Conference proceedings are available at in PDF
On October 5, 1994, a symposium on communicating health risks form exposure to drinking contaminants was held on the campus of The University of Iowa in Iowa City. The Media's Role in Communicating Health Risks: What's in the Water? was jointly sponsored by the University of Iowa Center for Health Effects of Environmental Contamination (CHEEC), the University Hygienic Laboratory (UHL), and the R.I.S.K. Project and The University of Iowa School of Journalism and Mass Communication. The idea to hold this conference came about as a result of the need to respond to what the sponsors felt were inaccurate reports by the print media on the possible health effects from substances in drinking water, particularly nitrate. Dr.
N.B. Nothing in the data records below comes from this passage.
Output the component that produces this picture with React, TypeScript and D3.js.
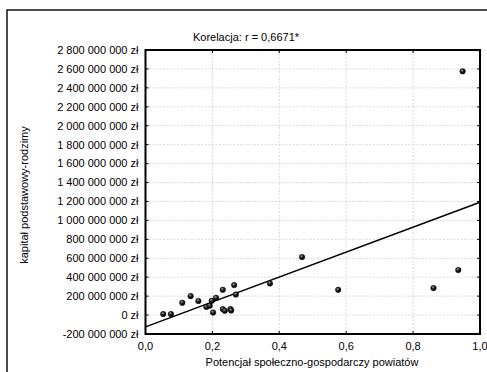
import React, { useEffect, useRef } from "react";
import * as d3 from "d3";

// potencjał społeczno-gospodarczy (x) vs kapitał podstawowy-rodzimy (y, zł)
const potencjal = [
  0.053, 0.076, 0.11, 0.135, 0.158, 0.182, 0.192, 0.198, 0.202, 0.211, 0.231, 0.231,
  0.237, 0.254, 0.256, 0.265, 0.27, 0.372, 0.468, 0.576, 0.861, 0.935, 0.948,
];
const kapital = [
  11e6, 11e6, 130e6, 200e6, 148e6, 85e6, 98e6, 151e6, 27e6, 183e6, 267e6, 63e6,
  45e6, 63e6, 49e6, 317e6, 218e6, 334e6, 613e6, 267e6, 285e6, 476e6, 2575e6,
];
// linia regresji: wartości na końcach osi X
const fitX = [0, 1];
const fitY = [-125e6, 1192e6];

const xTicks = [0, 0.2, 0.4, 0.6, 0.8, 1.0];
const yTicks = d3.range(-200e6, 2800e6 + 1, 200e6);

const title = "Korelacja: r = 0,6671*";
const xTitle = "Potencjał społeczno-gospodarczy powiatów";
const yTitle = "kapitał podstawowy-rodzimy";

const fmtZl = (v: number) => {
  if (v === 0) return "0 zł";
  const s = Math.abs(v).toFixed(0).replace(/\B(?=(\d{3})+(?!\d))/g, " ");
  return (v < 0 ? "-" : "") + s + " zł";
};
const fmtX = (v: number) => v.toFixed(1).replace(".", ",");

const App = () => {
  const ref = useRef<HTMLDivElement>(null);

  useEffect(() => {
    const W = 487;
    const H = 372;
    const plot = { left: 145.5, right: 480, top: 50, bottom: 334 };
    const font = "'Liberation Sans', Arial, sans-serif";

    const svg = d3
      .select(ref.current)
      .html("")
      .append("svg")
      .attr("width", W)
      .attr("height", H)
      .style("position", "absolute")
      .style("left", "0px")
      .style("top", "0px")
      .style("background", "#fff");

    const x = d3.scaleLinear().domain([0, 1]).range([plot.left, plot.right]);
    const y = d3.scaleLinear().domain([-200e6, 2800e6]).range([plot.bottom, plot.top]);

    // outer frame
    svg.append("rect")
      .attr("x", 7)
      .attr("y", 10)
      .attr("width", W)
      .attr("height", H)
      .attr("fill", "none")
      .attr("stroke", "#111")
      .attr("stroke-width", 1.5);

    // grid
    const grid = svg.append("g").attr("stroke", "#cfcfcf").attr("stroke-width", 0.8)
      .attr("stroke-dasharray", "2,1.5");
    grid.selectAll("line.gx")
      .data(xTicks.slice(1, -1))
      .join("line")
      .attr("x1", (d) => x(d)).attr("x2", (d) => x(d))
      .attr("y1", plot.top).attr("y2", plot.bottom);
    grid.selectAll("line.gy")
      .data(yTicks.slice(1, -1))
      .join("line")
      .attr("class", "gy")
      .attr("x1", plot.left).attr("x2", plot.right)
      .attr("y1", (d) => y(d)).attr("y2", (d) => y(d));

    // ticks (inward, all sides)
    const ticks = svg.append("g").attr("stroke", "#000").attr("stroke-width", 1);
    yTicks.forEach((t) => {
      ticks.append("line").attr("x1", plot.left).attr("x2", plot.left + 3)
        .attr("y1", y(t)).attr("y2", y(t));
      ticks.append("line").attr("x1", plot.right).attr("x2", plot.right - 3)
        .attr("y1", y(t)).attr("y2", y(t));
    });
    xTicks.forEach((t) => {
      ticks.append("line").attr("x1", x(t)).attr("x2", x(t))
        .attr("y1", plot.top).attr("y2", plot.top + 3);
      ticks.append("line").attr("x1", x(t)).attr("x2", x(t))
        .attr("y1", plot.bottom).attr("y2", plot.bottom - 3);
    });

    // regression line
    svg.append("line")
      .attr("x1", x(fitX[0])).attr("y1", y(fitY[0]))
      .attr("x2", x(fitX[1])).attr("y2", y(fitY[1]))
      .attr("stroke", "#000")
      .attr("stroke-width", 1.5);

    // points
    const defs = svg.append("defs");
    const grad = defs.append("radialGradient").attr("id", "ball")
      .attr("cx", "40%").attr("cy", "35%").attr("r", "60%");
    grad.append("stop").attr("offset", "0%").attr("stop-color", "#aaa");
    grad.append("stop").attr("offset", "45%").attr("stop-color", "#222");
    grad.append("stop").attr("offset", "100%").attr("stop-color", "#000");

    svg.append("g")
      .selectAll("circle")
      .data(potencjal.map((p, i) => ({ p, k: kapital[i] })))
      .join("circle")
      .attr("cx", (d) => x(d.p))
      .attr("cy", (d) => y(d.k))
      .attr("r", 2.8)
      .attr("fill", "url(#ball)")
      .attr("stroke", "#000")
      .attr("stroke-width", 0.4);

    // plot border
    svg.append("rect")
      .attr("x", plot.left).attr("y", plot.top)
      .attr("width", plot.right - plot.left).attr("height", plot.bottom - plot.top)
      .attr("fill", "none")
      .attr("stroke", "#000")
      .attr("stroke-width", 2);

    // tick labels
    svg.append("g")
      .selectAll("text")
      .data(yTicks)
      .join("text")
      .attr("x", plot.left - 7)
      .attr("y", (d) => y(d))
      .attr("dy", "0.35em")
      .attr("text-anchor", "end")
      .attr("font-family", font)
      .attr("font-size", "11px")
      .attr("fill", "#000")
      .text((d) => fmtZl(d));

    svg.append("g")
      .selectAll("text")
      .data(xTicks)
      .join("text")
      .attr("x", (d) => x(d))
      .attr("y", plot.bottom + 16)
      .attr("text-anchor", "middle")
      .attr("font-family", font)
      .attr("font-size", "11px")
      .attr("fill", "#000")
      .text((d) => fmtX(d));

    svg.append("text")
      .attr("x", 246)
      .attr("y", 41)
      .attr("text-anchor", "middle")
      .attr("font-family", font)
      .attr("font-size", "11px")
      .attr("fill", "#000")
      .text(title);

    svg.append("text")
      .attr("x", 312)
      .attr("y", 366)
      .attr("text-anchor", "middle")
      .attr("font-family", font)
      .attr("font-size", "11px")
      .attr("fill", "#000")
      .text(xTitle);

    svg.append("text")
      .attr("transform", "rotate(-90)")
      .attr("x", -195)
      .attr("y", 28)
      .attr("text-anchor", "middle")
      .attr("font-family", font)
      .attr("font-size", "11px")
      .attr("fill", "#000")
      .text(yTitle);
  }, []);

  return <div ref={ref} />;
};

export default App;
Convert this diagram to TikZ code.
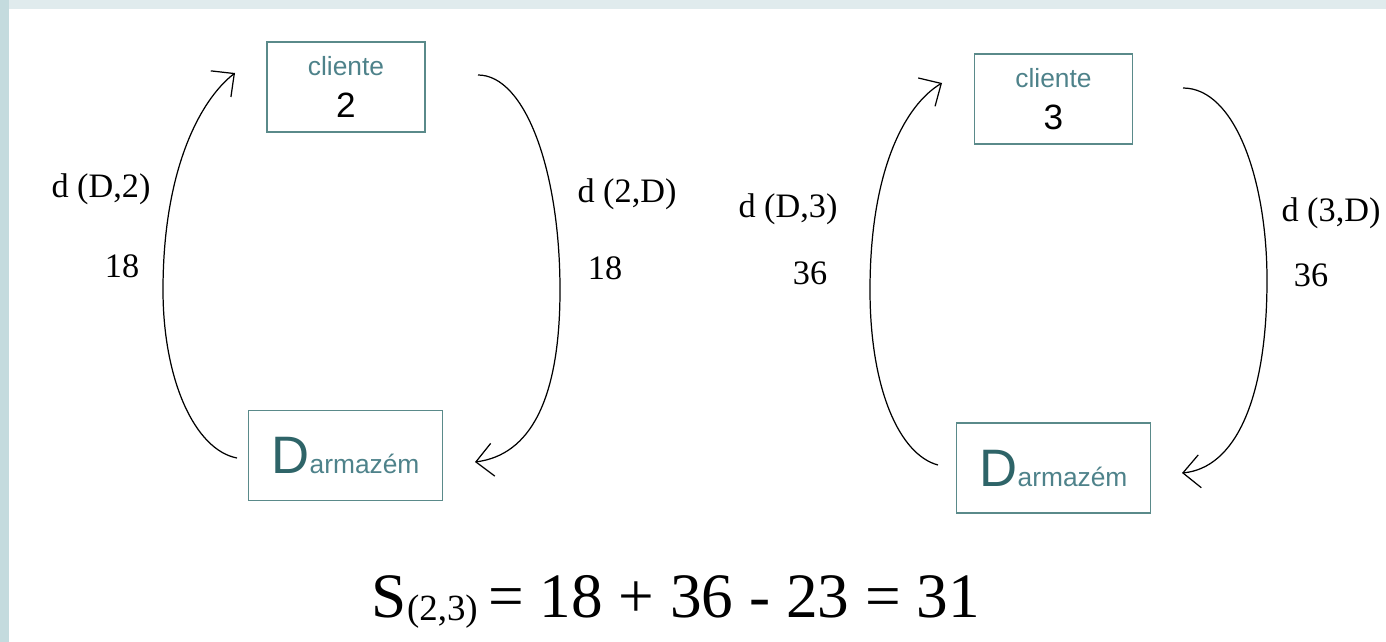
\documentclass[tikz,border=0pt]{standalone}
\usepackage{fontspec}
\setmainfont{Liberation Serif}
\newfontfamily\arialfont{Liberation Sans}
\usetikzlibrary{arrows.meta}
\definecolor{boxline}{RGB}{90,138,138}
\definecolor{boxtext}{RGB}{78,130,138}
\definecolor{dtext}{RGB}{46,100,104}
\definecolor{stripleft}{RGB}{196,219,222}
\definecolor{striptop}{RGB}{224,235,237}

\begin{document}
\begin{tikzpicture}[x=0.02cm, y=-0.02cm,
	caixa/.style={draw=boxline, line width=1.1pt, inner sep=0pt, align=center},
	cliente/.style={caixa, minimum width=3.16cm, minimum height=1.8cm,
		font=\arialfont\fontsize{20}{24}\selectfont},
	armazem/.style={caixa, minimum width=3.88cm, minimum height=1.8cm,
		font=\arialfont},
	seta/.style={line width=0.7pt, -{Straight Barb[length=0.34cm, width=0.66cm]}},
	rotulo/.style={font=\fontsize{19.5}{21}\selectfont}]
	\useasboundingbox (0,0) rectangle (1386,642);
	\fill [stripleft] (0,0) rectangle (9,642);
	\fill [striptop] (9,0) rectangle (1386,9);

	% caixas
	\node (cli2) [cliente] at (346,87)
		{{\fontsize{15}{18}\selectfont\color{boxtext}cliente}\\2};
	\node (arm2) [armazem] at (345.5,455.5)
		{{\fontsize{30}{30}\selectfont\color{dtext}D}{\fontsize{15}{15}\selectfont\color{boxtext}armazém}};
	\node (cli3) [cliente] at (1053.5,99)
		{{\fontsize{15}{18}\selectfont\color{boxtext}cliente}\\3};
	\node (arm3) [armazem] at (1053.5,468)
		{{\fontsize{30}{30}\selectfont\color{dtext}D}{\fontsize{15}{15}\selectfont\color{boxtext}armazém}};

	% pontas dos arcos
	\coordinate (ida2) at (237,458);
	\coordinate (chega2) at (235,73);
	\coordinate (sai2) at (478,75);
	\coordinate (volta2) at (475,462);
	\coordinate (ida3) at (938,465);
	\coordinate (chega3) at (942,83);
	\coordinate (sai3) at (1183,88);
	\coordinate (volta3) at (1182,473);

	\draw [seta] (ida2) .. controls (195,450) and (163,380) .. (163,290)
		.. controls (163,170) and (200,100) .. (chega2);
	\draw [seta] (sai2) .. controls (525,75) and (560,170) .. (560,290)
		.. controls (560,400) and (530,455) .. (volta2);
	\draw [seta] (ida3) .. controls (900,455) and (870,390) .. (870,290)
		.. controls (870,170) and (905,105) .. (chega3);
	\draw [seta] (sai3) .. controls (1235,88) and (1267,180) .. (1267,280)
		.. controls (1267,400) and (1235,468) .. (volta3);

	% distancias
	\node (dD2) [rotulo] at (101,189) {d (D,2)};
	\node (v18a) [rotulo] at (122,266) {18};
	\node (d2D) [rotulo] at (627,194) {d (2,D)};
	\node (v18b) [rotulo] at (605,268) {18};
	\node (dD3) [rotulo] at (788,209) {d (D,3)};
	\node (v36a) [rotulo] at (810,273) {36};
	\node (d3D) [rotulo] at (1331,213) {d (3,D)};
	\node (v36b) [rotulo] at (1311,275) {36};

	\node (poupanca) [anchor=base, font=\fontsize{36}{40}\selectfont] at (676,617)
		{S\raisebox{-2pt}{\fontsize{21}{21}\selectfont(2,3)}\,= 18 + 36 - 23 = 31};
\end{tikzpicture}
\end{document}
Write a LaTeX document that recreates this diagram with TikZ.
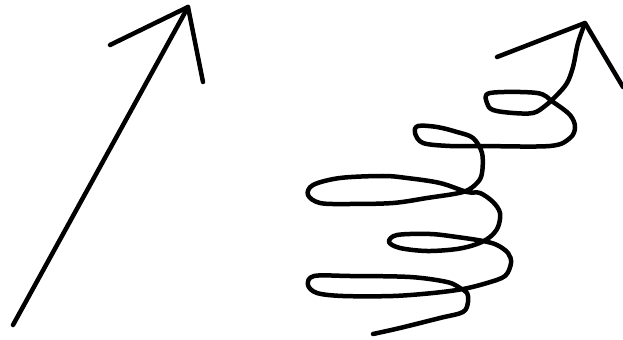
\documentclass[tikz,border=0pt]{standalone}
\usepackage{tikz}
\begin{document}
\begin{tikzpicture}[
    x=0.025cm, y=-0.025cm,
    pen/.style={draw, line width=3.2pt, line cap=round, line join=round}
]
\useasboundingbox (0,0) rectangle (623,340);

\coordinate (tail) at (13,325);
\coordinate (tip) at (188,7);
\coordinate (coiltail) at (373,334);
\coordinate (coiltip) at (585,23);

\draw[pen] (tail) -- (tip);
\draw[pen] (110,45) -- (tip) -- (203,82);

\draw[pen] plot[smooth, tension=0.55] coordinates {
    (coiltail) (400,328) (440,318) (463,312) (468,302) (467,293) (460,288)
    (447,282) (410,277) (350,276) (314,276) (308,285) (317,293) (343,296)
    (393,296) (433,293) (463,289) (487,283) (505,276) (511,263) (508,253)
    (497,245) (483,241) (457,237) (430,234) (397,235) (389,242) (400,248)
    (427,251) (457,249) (477,244) (490,237) (498,227) (500,213) (493,202)
    (480,193) (467,192) (440,183) (407,178) (383,176) (340,178) (313,185)
    (308,195) (320,203) (350,204) (393,203) (427,198) (463,192) (477,183)
    (482,173) (482,153) (473,138) (457,132) (437,127) (418,126) (415,133)
    (423,143) (450,146) (480,146) (550,146) (570,138) (575,127) (570,115)
    (553,102) (537,93) (490,93) (487,103) (493,110) (513,113) (533,113)
    (545,106) (557,95) (567,83) (573,67) (578,43) (coiltip)};
\draw[pen] (497,57) -- (coiltip) -- (623,87);
\end{tikzpicture}
\end{document}
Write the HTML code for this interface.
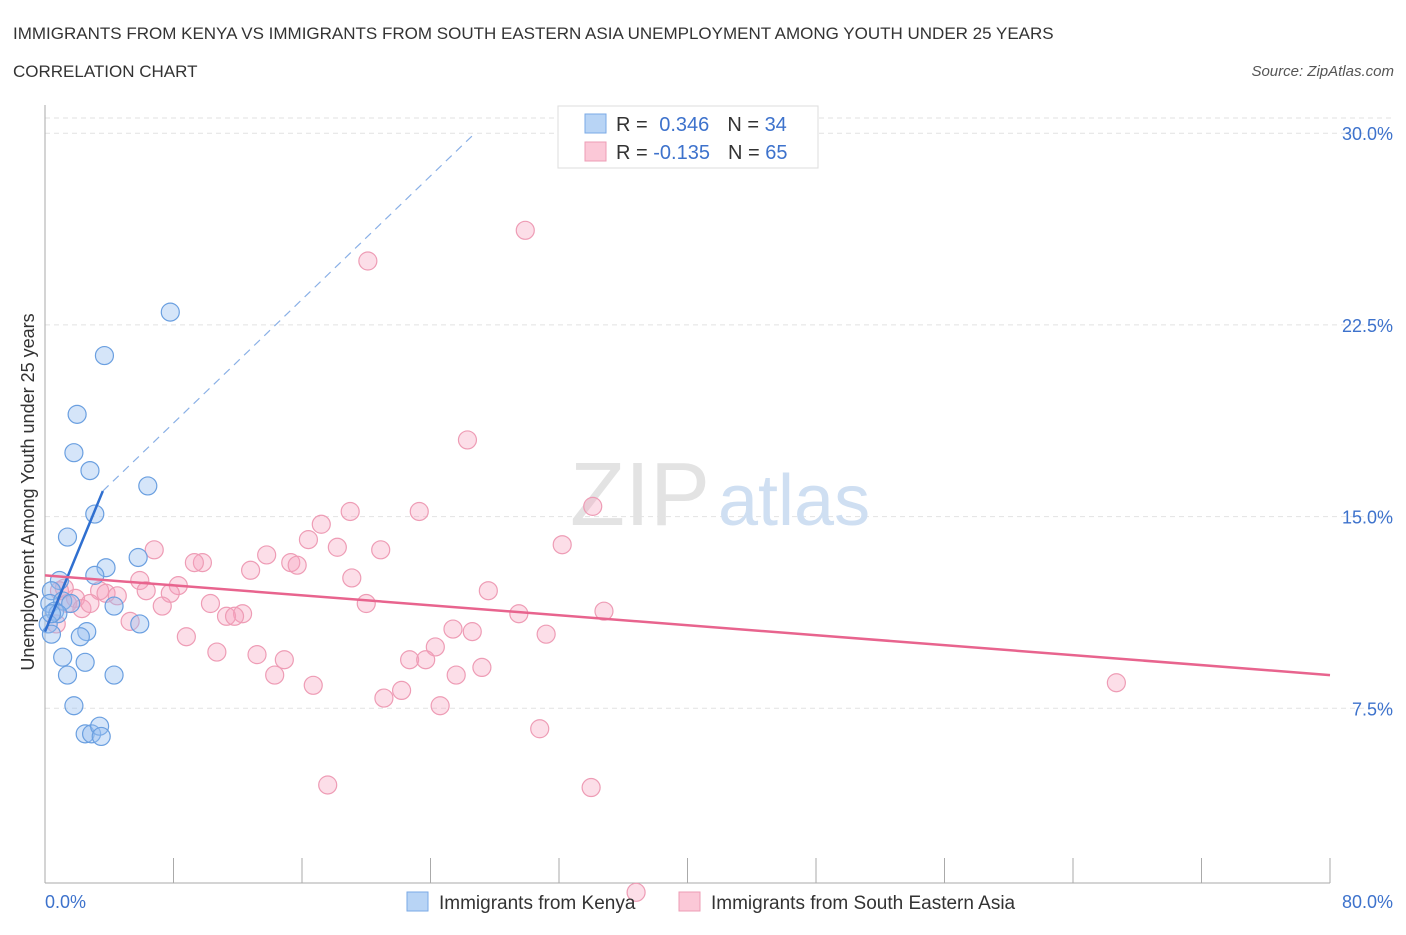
<!DOCTYPE html>
<html><head><meta charset="utf-8"><style>
body{margin:0;background:#fff;font-family:"Liberation Sans",sans-serif;}
svg text{font-family:"Liberation Sans",sans-serif;}
</style></head><body>
<svg id="chart" width="1406" height="930" xmlns="http://www.w3.org/2000/svg">
<text x="13" y="39" font-size="17" fill="#333">IMMIGRANTS FROM KENYA VS IMMIGRANTS FROM SOUTH EASTERN ASIA UNEMPLOYMENT AMONG YOUTH UNDER 25 YEARS</text>
<text x="13" y="77" font-size="17" fill="#333">CORRELATION CHART</text>
<text x="1394" y="76" font-size="15" font-style="italic" fill="#555" text-anchor="end">Source: ZipAtlas.com</text>
<g id="grid"></g>
<text x="710" y="525" font-size="90" fill="#e3e3e3" text-anchor="end" font-family="Liberation Serif">ZIP</text>
<text x="718" y="525" font-size="72" fill="#cfdff2">atlas</text>
<g id="axes"></g>
<g id="marks"></g>
<text x="34" y="492" font-size="18" fill="#333" text-anchor="middle" transform="rotate(-90 34 492)">Unemployment Among Youth under 25 years</text>
<g>
<rect x="558" y="106" width="260" height="62" fill="#fff" stroke="#ddd"/>
<rect x="585" y="114" width="21" height="19" fill="#b8d4f5" stroke="#7aaae6"/>
<rect x="585" y="142" width="21" height="19" fill="#fbc8d7" stroke="#ee9cb5"/>
<text x="616" y="131" font-size="20" fill="#333">R = <tspan fill="#3d72cc" dx="6">0.346</tspan><tspan fill="#333" dx="18">N = </tspan><tspan fill="#3d72cc">34</tspan></text>
<text x="616" y="159" font-size="20" fill="#333">R = <tspan fill="#3d72cc">-0.135</tspan><tspan fill="#333" dx="18">N = </tspan><tspan fill="#3d72cc">65</tspan></text>
</g>
<g>
<rect x="407" y="892" width="21" height="19" fill="#b8d4f5" stroke="#7aaae6"/>
<text x="439" y="909" font-size="19" fill="#333">Immigrants from Kenya</text>
<rect x="679" y="892" width="21" height="19" fill="#fbc8d7" stroke="#ee9cb5"/>
<text x="711" y="909" font-size="19" fill="#333">Immigrants from South Eastern Asia</text>
</g>
</svg>
<script>
const yTicks=[7.5,15,22.5,30];
const yTickLabels=["7.5%","15.0%","22.5%","30.0%"];
const xEndLabels=["0.0%","80.0%"];
const kenyaX=[7.8,3.7,2.0,1.8,2.8,3.1,6.4,1.4,5.8,3.8,3.1,0.9,0.4,0.3,1.1,1.6,0.6,0.8,0.2,0.4,4.3,5.9,2.6,2.2,1.1,2.5,1.4,4.3,1.8,2.5,2.9,3.4,3.5,0.4];
const kenyaY=[23.0,21.3,19.0,17.5,16.8,15.1,16.2,14.2,13.4,13.0,12.7,12.5,12.1,11.6,11.7,11.6,11.3,11.2,10.8,10.4,11.5,10.8,10.5,10.3,9.5,9.3,8.8,8.8,7.6,6.5,6.5,6.8,6.4,11.2];
const seaX=[29.9,20.1,26.3,34.1,23.3,19.0,17.2,16.4,18.2,20.9,32.2,6.8,13.8,9.8,9.3,15.3,15.7,12.8,19.1,5.9,8.3,27.6,3.4,6.3,3.8,7.8,4.5,20.0,10.3,7.3,12.3,29.5,34.8,11.3,11.8,5.3,25.4,26.6,8.8,31.2,24.3,10.7,13.2,14.9,22.7,23.7,27.2,14.3,25.6,16.7,66.7,22.2,21.1,24.6,30.8,17.6,34.0,36.8,0.9,1.4,0.7,1.9,1.2,2.3,2.8];
const seaY=[26.2,25.0,18.0,15.4,15.2,15.2,14.7,14.1,13.8,13.7,13.9,13.7,13.5,13.2,13.2,13.2,13.1,12.9,12.6,12.5,12.3,12.1,12.1,12.1,12.0,12.0,11.9,11.6,11.6,11.5,11.2,11.2,11.3,11.1,11.1,10.9,10.6,10.5,10.3,10.4,9.9,9.7,9.6,9.4,9.4,9.4,9.1,8.8,8.8,8.4,8.5,8.2,7.9,7.6,6.7,4.5,4.4,0.3,12.1,11.6,10.8,11.8,12.2,11.4,11.6];
const kenyaLine=[0,10.5,3.6,16.0];
const kenyaDash=[3.6,16.0,26.6,29.9];
const seaLine=[0,12.7,80,8.8];
const X=v=>45+v/80*1285, Y=v=>900-v/7.5*191.7;
const NS="http://www.w3.org/2000/svg";
function mk(p,t,a){const e=document.createElementNS(NS,t);for(const k in a)e.setAttribute(k,a[k]);p.appendChild(e);return e;}
const grid=document.getElementById('grid'),axes=document.getElementById('axes'),marks=document.getElementById('marks');
yTicks.forEach((t,i)=>{
 const l=mk(grid,'line',{x1:45,x2:1392,y1:Y(t),y2:Y(t),stroke:'#e2e2e2','stroke-dasharray':'5,4'});
 
 
 const tx=mk(axes,'text',{x:1393,y:Y(t)+7,'font-size':18,fill:'#3d72cc','text-anchor':'end'});
 tx.textContent=yTickLabels[i];
 
 
});
const tg=mk(grid,'line',{x1:45,x2:1392,y1:118,y2:118,stroke:'#e2e2e2','stroke-dasharray':'5,4'});


mk(axes,'line',{x1:45,x2:45,y1:105,y2:883,stroke:'#aaa'});
mk(axes,'line',{x1:45,x2:1330,y1:883,y2:883,stroke:'#aaa'});
for(let i=0;i<=10;i++){const x=45+i*128.5;const t=mk(axes,'line',{x1:x,x2:x,y1:883,y2:858,stroke:'#aaa'});
 
 }
const xl=mk(axes,'text',{x:45,y:908,'font-size':18,fill:'#3d72cc'});xl.textContent=xEndLabels[0];


const xr=mk(axes,'text',{x:1393,y:908,'font-size':18,fill:'#3d72cc','text-anchor':'end'});xr.textContent=xEndLabels[1];


seaX.forEach((v,i)=>{const c=mk(marks,'circle',{cx:X(v),cy:Y(seaY[i]),r:9,fill:'rgba(246,160,188,0.35)',stroke:'#ee9cb5','stroke-width':1.2});
 
 });
kenyaX.forEach((v,i)=>{const c=mk(marks,'circle',{cx:X(v),cy:Y(kenyaY[i]),r:9,fill:'rgba(150,190,240,0.4)',stroke:'#6a9fe0','stroke-width':1.2});
 
 });
const d=mk(marks,'line',{x1:X(kenyaDash[0]),y1:Y(kenyaDash[1]),x2:X(kenyaDash[2]),y2:Y(kenyaDash[3]),stroke:'#8ab0e6','stroke-width':1.2,'stroke-dasharray':'8,6'});


const kl=mk(marks,'line',{x1:X(kenyaLine[0]),y1:Y(kenyaLine[1]),x2:X(kenyaLine[2]),y2:Y(kenyaLine[3]),stroke:'#2f6fd0','stroke-width':2.5});


const sl=mk(marks,'line',{x1:X(seaLine[0]),y1:Y(seaLine[1]),x2:X(seaLine[2]),y2:Y(seaLine[3]),stroke:'#e8648e','stroke-width':2.5});


</script>
</body></html>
William Hausler, Director of the UHL was not convinced an op-ed piece to the local newspapers would not adequately present their position and that efforts should be directed towards organizing a symposium to bring technical experts and representatives of the media together to voice their concerns. Early on, the conference enlisted the aid of Dr. Alan Nagel, Director of the R.I.S.K. Project, and Professor Stephen Bloom, of the School of Journalism, in identifying potential keynote speakers and panel participants and in developing a format for the conference. We put together what we felt was an excellent group of technical and public health experts, and editors and environmental reporters from several large Midwestern newspapers. The timing of this conference could not have been better. Reports in the national media on the reauthorization of the Safe Drinking Water Act and NBC Dateline coverage of public water supplies and cryptosporidium preceded the conference by just days.